Survival of the misfits Featured

6:01am EDT June 30, 2003
If you thought the Enron and WorldCom scandals were bad, hold on to your hat -- and maybe your wallet -- for the next round of corporate misdeeds.

The Sarbanes-Oxley Act will block the kinds of rascals who would prey on the unwitting institutional and small investor alike, right? I'm not so sure.

To illustrate my point, let's look at the war on drugs. If you assume that the illegal drug trade operates much like any other market, then you have to conclude that the most efficient providers are the ones who reap the biggest rewards.

When law enforcement puts the squeeze on the dealers and makes it harder for them to get drugs to the street, prices go up. When prices rise, the incentive to deliver the goods goes up as well, and the willingness to take higher risks to get the drugs to customers increases.

With more to gain, it's attractive to employ more sophisticated means to complete the distribution -- better planes and methods of concealment and fatter payoffs to crooked law enforcement officials. If you make it harder for the dealers to get the drugs to their markets, you push out the inefficient operators and reward the efficient ones.

If you accept the premise that the fastest, strongest and smartest business people survive and flourish, you have to assume that the fastest, strongest and smartest white-collar crooks will find a way to beat just about every regulation thrown up to thwart their evil ways.

None of this is to say that we're better off letting drugs come into the country unfettered or that we should allow business to go unregulated. It is to suggest, however, that it might be just as critical to pay attention to the demand side. In the case of drugs, that means figuring out how to take the profits out of the drug trade by means other than the counterproductive practice of interdiction.
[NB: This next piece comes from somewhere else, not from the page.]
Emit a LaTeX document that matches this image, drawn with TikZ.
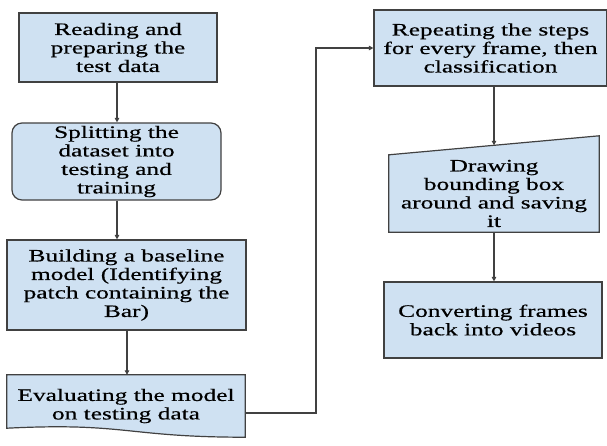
\documentclass[tikz,border=0pt]{standalone}
\usepackage{fontspec}
\setmainfont{Liberation Serif}[FakeStretch=1.45, FakeBold=0.5]
\usetikzlibrary{arrows.meta, positioning, calc}
\definecolor{boxblue}{RGB}{207,225,242}
\definecolor{edgegray}{RGB}{65,65,65}
\tikzset{
  stepbox/.style  = {rectangle, draw=edgegray, fill=boxblue, line width=1.2pt,
                     align=center, font=\fontsize{17.5}{18.5}\selectfont, inner sep=2pt},
  plain/.style    = {rectangle, align=center, font=\fontsize{17.5}{18.5}\selectfont,
                     inner sep=2pt},
  shapeline/.style= {draw=edgegray, fill=boxblue, line width=1.2pt},
  fl/.style       = {-{Triangle[length=4.5pt, width=4.5pt]}, draw=edgegray, line width=1.3pt},
}

\begin{document}
\begin{tikzpicture}[x=1pt, y=-1pt]
  \useasboundingbox (0,0) rectangle (607,445);

  \node[stepbox, minimum width=198pt, minimum height=69pt] (read) at (118,47.5)
    {Reading and\\preparing the\\test data};
  \node[stepbox, rounded corners=10pt, minimum width=209pt, minimum height=77pt] (split) at (116.5,161.5)
    {Splitting the\\dataset into\\testing and\\training};
  \node[stepbox, minimum width=239pt, minimum height=90pt] (build) at (126.5,285)
    {Building a baseline\\model (Identifying\\patch containing the\\Bar)};

  % document shape
  \node[plain, minimum width=238pt, minimum height=62pt] (eval) at (126,406) {};
  \draw[shapeline] (eval.north west) -- (eval.north east) -- (eval.south east)
    .. controls ($(eval.south)+(0,0)$) and ($(eval.south)+(0,-15)$) .. ($(eval.south west)+(0,-9)$) -- cycle;
  \node[plain] at (eval) {Evaluating the model\\on testing data};

  \node[stepbox, minimum width=233pt, minimum height=76pt] (rep) at (490.5,48)
    {Repeating the steps\\for every frame, then\\classification};

  % manual input shape
  \node[plain, minimum width=210pt, minimum height=77pt] (bbox) at (494,193.5) {};
  \draw[shapeline] (bbox.south west) -- (bbox.south east) -- ($(bbox.north east)+(0,-19)$)
    -- (bbox.north west) -- cycle;
  \node[plain] at (bbox) {Drawing\\bounding box\\around and saving\\it};

  \node[stepbox, minimum width=218pt, minimum height=76pt] (conv) at (493,320)
    {Converting frames\\back into videos};

  \coordinate (bend) at (316,413);

  \draw[fl] (read.south -| 117,0) -- (split.north -| 117,0);
  \draw[fl] (split.south -| 117,0) -- (build.north -| 117,0);
  \draw[fl] (build.south -| 127,0) -- (eval.north -| 127,0);
  \draw[fl] (eval.east |- bend) -- (bend) |- (rep.west);
  \draw[fl] (rep.south -| bbox.north) -- ($(bbox.north)+(0,-9.5)$);
  \draw[fl] (bbox.south) -- (conv.north -| bbox.south);
\end{tikzpicture}
\end{document}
In the legitimate business world, where the dishonest executive can wreak havoc on investors, shareholders need to demand answers when the company spouts public relations mumbo jumbo instead of straight explanations.

Sarbanes-Oxley has raised the bar for the crooks, and for those who have to watch them as well. Perhaps fewer corporate criminals will get through as a result, but the ones who do will be able to jump a lot higher.